Fall protection equipment degrades in ways you can't always see. UV radiation breaks down synthetic webbing fibres over a single Alberta summer. Chemical splashes from concrete sealers or solvents weaken nylon without leaving obvious marks. Corrosion eats at D-rings and snap hooks from the inside out, especially on coastal BC sites where salt air is constant.
Most contractors think: "My harness is only two years old, it's fine." They're wrong. Age alone doesn't determine whether equipment is safe. A harness stored in a dry warehouse for four years may pass inspection. A harness that spent six months in the back of a pickup truck through an Edmonton winter and a Calgary summer may not. The question isn't how old the equipment is. The question is what the equipment has been through.
There's a business angle too. COR and SECOR audits require documented evidence that fall protection equipment is inspected and maintained. If an auditor asks to see your inspection records and you hand them a blank binder, that's a finding. If a worker falls and the investigation reveals no pre-use inspection was done, you're looking at regulatory orders, stop-work notices, and potentially administrative penalties under provincial OHS legislation.
Proper inspections protect your crew, protect your certification, and protect your ability to bid on work. Here's exactly what to check.
The CSA Z259 series is the Canadian standard for fall protection equipment. Each component type has its own standard, and each standard includes inspection requirements. Here's what applies to the equipment you use every day:
Provincial OHS legislation reinforces these requirements:
The bottom line: pre-use inspection before every shift is non-negotiable. Annual formal inspection by a competent person is the CSA recommendation. Your provincial regulator expects both.
The harness is the foundation of your personal fall arrest system. A compromised harness means every other component is irrelevant. Work through these seven inspection points before every shift. For the annual formal inspection, a competent person repeats these checks with detailed documentation.
Grasp the webbing with both hands about 15 cm (6 inches) apart. Bend it into an inverted "U" shape and inspect the outer surface. Flip it and inspect the body side. Work through every strap: shoulder straps, chest strap, leg straps, sub-pelvic strap, and back strap.
Look for: Cuts, fraying, broken fibres (they appear as tufts on the surface), abrasion wear, UV fading or discolouration, chemical staining, heat or burn damage, pulled or broken stitching.
Check all stitching, especially at connection points where straps meet hardware. Look for loose threads, pulled stitches, or stitching that has been cut. Many harnesses use contrast-coloured stitching specifically so damage is visible.
Inspect every D-ring for cracks, bends, corrosion, or sharp edges. The dorsal D-ring is your primary fall arrest attachment point. It must sit between the shoulder blades. Check that D-rings pivot freely and aren't frozen in place by corrosion or debris.
Check all buckles (tongue buckle, pass-through, or quick-connect) for proper engagement.
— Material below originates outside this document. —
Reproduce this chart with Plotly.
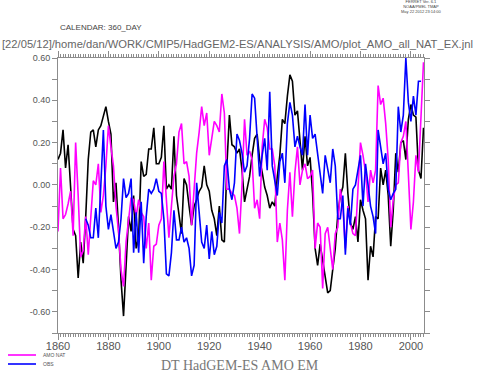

Buckle tongues must fit snugly into grommets. Quick-connect buckles must click and lock positively. Check adjustable roller buckles for smooth operation. Do not use a harness with elongated grommet holes, as the buckle tongue may slip under load.
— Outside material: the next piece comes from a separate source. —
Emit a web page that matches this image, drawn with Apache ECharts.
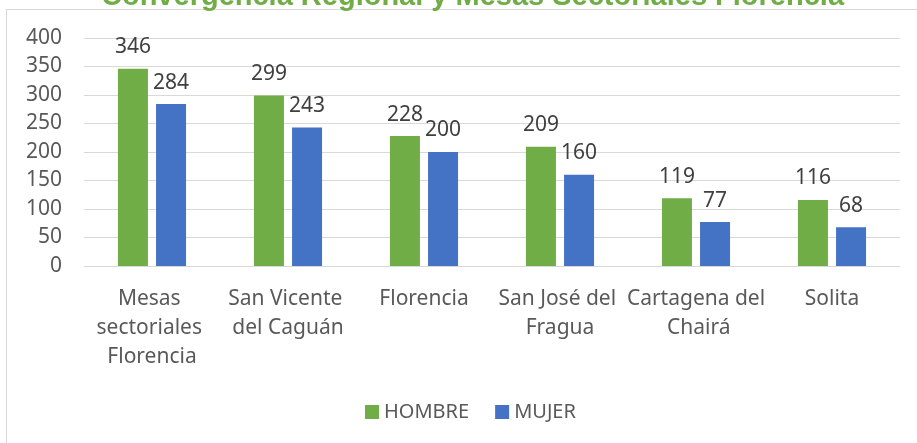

Every CSA-approved harness carries a permanent label with the manufacturer name, model, serial number, manufacture date, applicable standard (CSA Z259.10-18), and weight capacity. If the label is missing, illegible, or the manufacture date can't be read, the harness must be removed from service. Without the label, you can't verify the standard, track the service life, or confirm the weight rating.
Most modern harnesses include a fall indicator near the dorsal D-ring. It's a small flag or tag that deploys if the harness has been subjected to fall arrest forces. If the indicator is deployed, the harness has already been in a fall and must be retired immediately. This is one of the most commonly missed inspection points. Check it every time.
Inspect shoulder and leg padding for compression, tearing, or detachment. Check that all strap keepers (the loops that hold excess webbing) are in place. Loose webbing can snag on equipment or structure. Inspect any tool loops, trauma straps, or suspension relief straps for damage.
Lanyards connect your harness to the anchor system. Whether you're using a shock-absorbing lanyard, a positioning lanyard, or a twin-leg Y-lanyard, the inspection process covers the same core components.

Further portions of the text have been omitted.